What is being asked
Extract each line of the records below that contains the word "Rebuild".

Extracted records
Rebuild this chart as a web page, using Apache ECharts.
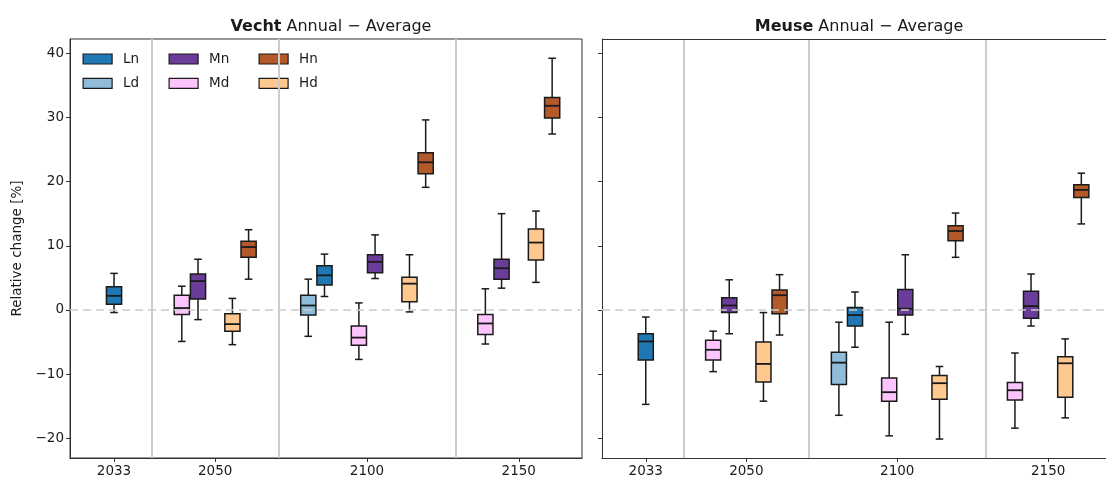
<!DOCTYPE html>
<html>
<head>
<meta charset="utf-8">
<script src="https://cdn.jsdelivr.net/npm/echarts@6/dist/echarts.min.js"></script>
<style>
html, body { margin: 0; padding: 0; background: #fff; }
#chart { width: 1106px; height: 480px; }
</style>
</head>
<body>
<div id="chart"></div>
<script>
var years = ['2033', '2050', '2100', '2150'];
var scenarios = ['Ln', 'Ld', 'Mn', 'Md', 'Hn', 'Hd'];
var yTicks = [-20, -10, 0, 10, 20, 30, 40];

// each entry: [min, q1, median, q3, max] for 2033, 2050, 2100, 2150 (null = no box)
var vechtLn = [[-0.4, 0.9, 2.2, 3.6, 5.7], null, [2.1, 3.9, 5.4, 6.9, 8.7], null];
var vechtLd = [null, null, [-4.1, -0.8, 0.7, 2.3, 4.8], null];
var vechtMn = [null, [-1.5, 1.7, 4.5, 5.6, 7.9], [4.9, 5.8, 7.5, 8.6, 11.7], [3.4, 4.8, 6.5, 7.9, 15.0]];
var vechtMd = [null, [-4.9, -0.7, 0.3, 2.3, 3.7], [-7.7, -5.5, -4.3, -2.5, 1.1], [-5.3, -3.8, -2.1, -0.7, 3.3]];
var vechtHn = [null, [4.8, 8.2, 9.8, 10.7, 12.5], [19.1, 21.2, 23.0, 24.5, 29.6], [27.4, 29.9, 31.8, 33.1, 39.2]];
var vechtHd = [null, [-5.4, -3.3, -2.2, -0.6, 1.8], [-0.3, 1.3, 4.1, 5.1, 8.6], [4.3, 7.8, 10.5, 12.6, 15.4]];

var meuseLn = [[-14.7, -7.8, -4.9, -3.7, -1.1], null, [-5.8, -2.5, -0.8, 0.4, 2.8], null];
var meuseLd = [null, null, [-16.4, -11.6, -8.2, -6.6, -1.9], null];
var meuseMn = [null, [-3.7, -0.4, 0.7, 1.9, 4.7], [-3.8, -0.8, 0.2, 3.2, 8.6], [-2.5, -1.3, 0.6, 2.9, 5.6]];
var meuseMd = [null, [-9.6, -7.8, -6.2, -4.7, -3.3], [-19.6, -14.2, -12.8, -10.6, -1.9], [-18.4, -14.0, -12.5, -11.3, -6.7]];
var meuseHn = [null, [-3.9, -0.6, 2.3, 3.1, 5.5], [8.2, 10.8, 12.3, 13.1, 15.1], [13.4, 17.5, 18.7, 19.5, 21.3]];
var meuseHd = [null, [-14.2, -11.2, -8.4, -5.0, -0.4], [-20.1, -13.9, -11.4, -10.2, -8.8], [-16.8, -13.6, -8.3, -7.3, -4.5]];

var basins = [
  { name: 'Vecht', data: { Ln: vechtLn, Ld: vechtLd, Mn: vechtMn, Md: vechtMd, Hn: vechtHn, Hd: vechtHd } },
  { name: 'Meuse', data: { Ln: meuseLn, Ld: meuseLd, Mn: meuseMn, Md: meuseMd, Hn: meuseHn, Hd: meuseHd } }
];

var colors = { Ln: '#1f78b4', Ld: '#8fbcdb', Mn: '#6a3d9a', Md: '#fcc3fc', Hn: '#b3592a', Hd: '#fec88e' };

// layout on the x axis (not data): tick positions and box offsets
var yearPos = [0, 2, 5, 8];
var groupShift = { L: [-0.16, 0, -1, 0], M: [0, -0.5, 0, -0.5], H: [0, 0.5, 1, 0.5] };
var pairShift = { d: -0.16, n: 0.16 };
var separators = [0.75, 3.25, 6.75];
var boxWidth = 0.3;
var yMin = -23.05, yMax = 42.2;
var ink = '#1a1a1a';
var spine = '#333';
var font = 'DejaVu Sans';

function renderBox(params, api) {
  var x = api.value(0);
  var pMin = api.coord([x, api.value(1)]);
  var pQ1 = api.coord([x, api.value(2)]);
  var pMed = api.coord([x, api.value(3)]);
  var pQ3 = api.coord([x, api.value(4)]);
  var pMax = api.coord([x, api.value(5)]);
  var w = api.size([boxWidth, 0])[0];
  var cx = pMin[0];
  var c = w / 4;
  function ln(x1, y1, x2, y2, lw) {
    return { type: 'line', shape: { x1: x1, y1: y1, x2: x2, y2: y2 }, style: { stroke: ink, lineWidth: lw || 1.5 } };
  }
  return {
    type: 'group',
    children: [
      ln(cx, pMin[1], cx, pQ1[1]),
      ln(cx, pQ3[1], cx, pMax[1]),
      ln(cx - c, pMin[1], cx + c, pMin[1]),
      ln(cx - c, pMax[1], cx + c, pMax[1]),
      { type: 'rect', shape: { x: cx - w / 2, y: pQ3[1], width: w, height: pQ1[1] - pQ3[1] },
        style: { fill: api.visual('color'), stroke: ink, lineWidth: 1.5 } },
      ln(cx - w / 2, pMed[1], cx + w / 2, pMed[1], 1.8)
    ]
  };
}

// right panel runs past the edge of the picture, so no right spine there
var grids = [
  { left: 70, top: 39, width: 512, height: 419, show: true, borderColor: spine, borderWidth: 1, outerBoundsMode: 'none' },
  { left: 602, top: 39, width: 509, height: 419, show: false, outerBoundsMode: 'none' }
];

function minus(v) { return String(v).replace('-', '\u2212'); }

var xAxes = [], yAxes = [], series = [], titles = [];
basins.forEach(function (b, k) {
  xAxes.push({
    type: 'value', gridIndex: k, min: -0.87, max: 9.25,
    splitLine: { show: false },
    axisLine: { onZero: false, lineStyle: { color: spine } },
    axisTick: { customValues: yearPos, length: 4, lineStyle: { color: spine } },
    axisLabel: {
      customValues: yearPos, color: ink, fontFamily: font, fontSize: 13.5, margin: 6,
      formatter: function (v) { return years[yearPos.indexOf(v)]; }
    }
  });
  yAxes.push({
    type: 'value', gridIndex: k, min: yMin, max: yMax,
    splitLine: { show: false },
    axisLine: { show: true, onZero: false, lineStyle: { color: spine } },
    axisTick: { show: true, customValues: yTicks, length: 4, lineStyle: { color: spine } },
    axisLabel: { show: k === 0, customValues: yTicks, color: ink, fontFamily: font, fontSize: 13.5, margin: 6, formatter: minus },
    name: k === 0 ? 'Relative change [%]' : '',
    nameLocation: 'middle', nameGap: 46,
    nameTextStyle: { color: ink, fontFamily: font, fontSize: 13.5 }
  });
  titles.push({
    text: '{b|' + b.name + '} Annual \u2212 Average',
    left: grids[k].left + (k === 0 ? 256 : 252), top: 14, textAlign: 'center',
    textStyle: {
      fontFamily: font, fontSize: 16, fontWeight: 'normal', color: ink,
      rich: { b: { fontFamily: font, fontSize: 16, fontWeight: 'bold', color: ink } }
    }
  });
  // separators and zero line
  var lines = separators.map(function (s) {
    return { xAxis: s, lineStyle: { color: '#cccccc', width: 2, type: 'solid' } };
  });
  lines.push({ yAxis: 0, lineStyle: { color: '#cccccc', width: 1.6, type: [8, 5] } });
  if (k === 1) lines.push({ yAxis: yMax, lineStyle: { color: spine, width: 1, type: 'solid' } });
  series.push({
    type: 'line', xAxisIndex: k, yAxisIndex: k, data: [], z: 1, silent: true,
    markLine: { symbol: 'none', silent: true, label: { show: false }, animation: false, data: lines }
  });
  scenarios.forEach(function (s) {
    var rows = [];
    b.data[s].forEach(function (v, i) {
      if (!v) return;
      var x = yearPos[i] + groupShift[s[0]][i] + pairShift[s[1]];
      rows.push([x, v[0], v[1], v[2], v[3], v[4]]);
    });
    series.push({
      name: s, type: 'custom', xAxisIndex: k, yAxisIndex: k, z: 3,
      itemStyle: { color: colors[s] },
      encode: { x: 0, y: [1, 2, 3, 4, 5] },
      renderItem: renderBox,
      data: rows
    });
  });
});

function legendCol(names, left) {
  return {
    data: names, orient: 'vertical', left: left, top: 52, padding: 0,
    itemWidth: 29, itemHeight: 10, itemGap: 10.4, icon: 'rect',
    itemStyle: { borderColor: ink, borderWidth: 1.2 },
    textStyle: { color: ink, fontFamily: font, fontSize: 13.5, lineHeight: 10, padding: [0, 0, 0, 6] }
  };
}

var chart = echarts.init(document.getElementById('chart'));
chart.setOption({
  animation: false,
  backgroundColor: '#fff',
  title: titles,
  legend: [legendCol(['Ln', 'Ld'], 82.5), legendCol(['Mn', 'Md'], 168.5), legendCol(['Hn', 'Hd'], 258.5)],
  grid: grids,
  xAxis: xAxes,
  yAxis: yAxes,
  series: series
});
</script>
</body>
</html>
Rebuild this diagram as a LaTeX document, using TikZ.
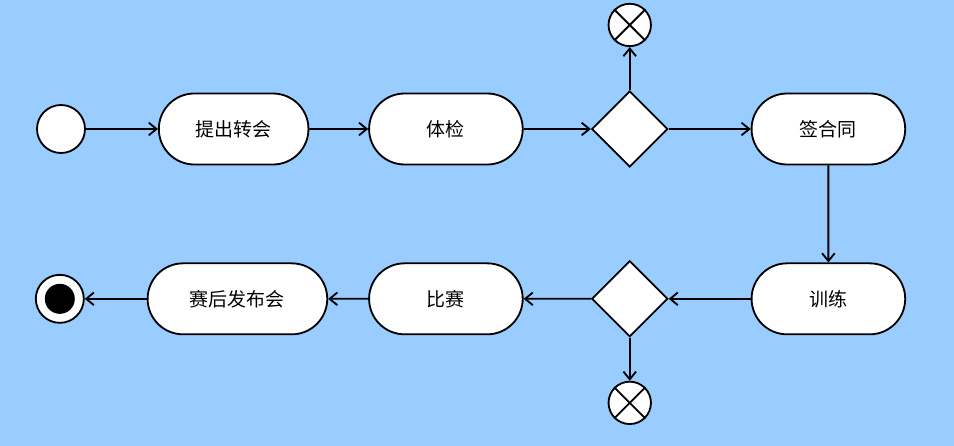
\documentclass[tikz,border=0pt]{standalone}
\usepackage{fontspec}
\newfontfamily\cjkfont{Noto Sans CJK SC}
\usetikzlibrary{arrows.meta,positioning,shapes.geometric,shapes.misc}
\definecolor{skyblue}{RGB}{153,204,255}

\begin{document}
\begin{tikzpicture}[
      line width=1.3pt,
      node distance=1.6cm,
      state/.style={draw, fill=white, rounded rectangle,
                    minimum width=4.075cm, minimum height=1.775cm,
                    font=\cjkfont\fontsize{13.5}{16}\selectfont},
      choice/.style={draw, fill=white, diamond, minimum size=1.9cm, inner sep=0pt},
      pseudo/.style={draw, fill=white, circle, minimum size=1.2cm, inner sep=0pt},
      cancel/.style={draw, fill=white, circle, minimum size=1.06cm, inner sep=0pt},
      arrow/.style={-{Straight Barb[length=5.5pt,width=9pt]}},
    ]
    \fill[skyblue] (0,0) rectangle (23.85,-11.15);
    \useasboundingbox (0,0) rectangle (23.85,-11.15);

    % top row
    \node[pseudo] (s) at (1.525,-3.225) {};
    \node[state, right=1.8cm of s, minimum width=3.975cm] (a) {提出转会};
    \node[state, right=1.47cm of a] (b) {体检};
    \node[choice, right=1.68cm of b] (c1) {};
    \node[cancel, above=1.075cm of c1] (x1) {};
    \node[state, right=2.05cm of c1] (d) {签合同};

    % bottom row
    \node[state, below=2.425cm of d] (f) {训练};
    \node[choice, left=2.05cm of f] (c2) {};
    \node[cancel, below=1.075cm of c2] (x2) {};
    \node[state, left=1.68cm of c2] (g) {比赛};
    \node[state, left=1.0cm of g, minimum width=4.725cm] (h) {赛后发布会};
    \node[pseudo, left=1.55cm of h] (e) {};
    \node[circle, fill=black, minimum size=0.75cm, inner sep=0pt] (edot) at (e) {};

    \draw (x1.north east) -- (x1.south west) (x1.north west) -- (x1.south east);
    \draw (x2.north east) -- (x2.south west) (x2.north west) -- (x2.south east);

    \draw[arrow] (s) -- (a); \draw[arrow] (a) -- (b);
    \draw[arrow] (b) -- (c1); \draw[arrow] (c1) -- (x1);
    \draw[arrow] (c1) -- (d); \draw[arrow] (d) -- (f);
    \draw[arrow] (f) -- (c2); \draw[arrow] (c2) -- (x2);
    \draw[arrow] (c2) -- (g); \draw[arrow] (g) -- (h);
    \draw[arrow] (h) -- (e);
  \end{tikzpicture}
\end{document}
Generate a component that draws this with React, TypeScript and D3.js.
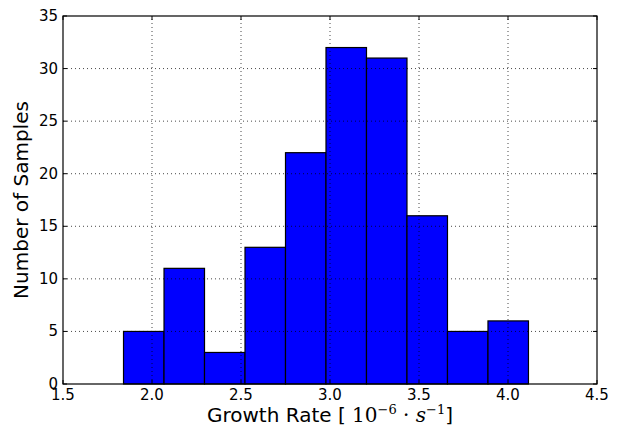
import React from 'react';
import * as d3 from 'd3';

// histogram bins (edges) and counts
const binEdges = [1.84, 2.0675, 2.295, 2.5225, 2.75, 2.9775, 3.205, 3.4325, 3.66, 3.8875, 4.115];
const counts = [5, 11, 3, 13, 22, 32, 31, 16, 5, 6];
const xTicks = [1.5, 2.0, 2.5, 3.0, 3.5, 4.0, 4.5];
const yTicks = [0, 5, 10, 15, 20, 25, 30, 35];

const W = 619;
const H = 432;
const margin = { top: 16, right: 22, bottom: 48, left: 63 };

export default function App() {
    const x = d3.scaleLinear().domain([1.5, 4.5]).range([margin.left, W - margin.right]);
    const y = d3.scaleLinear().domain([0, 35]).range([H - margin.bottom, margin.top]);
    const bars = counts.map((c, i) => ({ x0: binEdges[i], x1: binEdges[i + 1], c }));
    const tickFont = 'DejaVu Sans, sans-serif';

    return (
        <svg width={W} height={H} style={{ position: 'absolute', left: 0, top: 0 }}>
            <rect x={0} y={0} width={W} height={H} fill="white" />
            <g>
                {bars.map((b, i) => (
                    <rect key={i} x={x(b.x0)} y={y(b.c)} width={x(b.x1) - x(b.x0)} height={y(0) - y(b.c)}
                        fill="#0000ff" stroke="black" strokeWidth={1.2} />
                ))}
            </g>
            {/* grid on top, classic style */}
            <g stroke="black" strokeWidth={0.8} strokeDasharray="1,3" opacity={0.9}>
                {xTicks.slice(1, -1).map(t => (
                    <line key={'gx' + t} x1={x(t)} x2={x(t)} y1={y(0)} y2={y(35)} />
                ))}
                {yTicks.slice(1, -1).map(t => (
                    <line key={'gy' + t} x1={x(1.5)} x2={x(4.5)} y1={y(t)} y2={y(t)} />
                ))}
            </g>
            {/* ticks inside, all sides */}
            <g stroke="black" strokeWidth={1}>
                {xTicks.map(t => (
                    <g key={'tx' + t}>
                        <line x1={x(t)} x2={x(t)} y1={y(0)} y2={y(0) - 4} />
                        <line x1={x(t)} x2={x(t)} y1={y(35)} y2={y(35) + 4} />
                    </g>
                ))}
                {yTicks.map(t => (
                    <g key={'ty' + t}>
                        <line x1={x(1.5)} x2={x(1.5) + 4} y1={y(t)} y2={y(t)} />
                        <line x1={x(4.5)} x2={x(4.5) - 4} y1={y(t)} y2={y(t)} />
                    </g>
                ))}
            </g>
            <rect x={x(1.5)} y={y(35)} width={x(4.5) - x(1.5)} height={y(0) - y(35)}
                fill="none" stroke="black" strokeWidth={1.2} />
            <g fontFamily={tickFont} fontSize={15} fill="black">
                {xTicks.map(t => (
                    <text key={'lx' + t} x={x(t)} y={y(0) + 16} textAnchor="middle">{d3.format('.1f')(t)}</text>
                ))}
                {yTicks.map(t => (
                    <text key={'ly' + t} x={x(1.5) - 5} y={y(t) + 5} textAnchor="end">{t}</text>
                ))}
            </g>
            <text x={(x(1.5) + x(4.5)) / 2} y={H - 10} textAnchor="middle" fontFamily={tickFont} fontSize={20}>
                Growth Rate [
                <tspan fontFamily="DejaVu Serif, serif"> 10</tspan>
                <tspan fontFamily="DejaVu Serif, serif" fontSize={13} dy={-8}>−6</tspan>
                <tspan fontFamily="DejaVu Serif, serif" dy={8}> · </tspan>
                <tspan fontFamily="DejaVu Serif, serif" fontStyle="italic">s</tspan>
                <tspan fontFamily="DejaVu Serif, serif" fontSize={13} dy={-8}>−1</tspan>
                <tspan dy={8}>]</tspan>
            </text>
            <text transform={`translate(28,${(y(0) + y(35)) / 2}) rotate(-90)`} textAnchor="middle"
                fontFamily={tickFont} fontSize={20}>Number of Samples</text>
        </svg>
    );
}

Final answer
Rebuild this chart as a web page, using Apache ECharts.
Rebuild this diagram as a LaTeX document, using TikZ.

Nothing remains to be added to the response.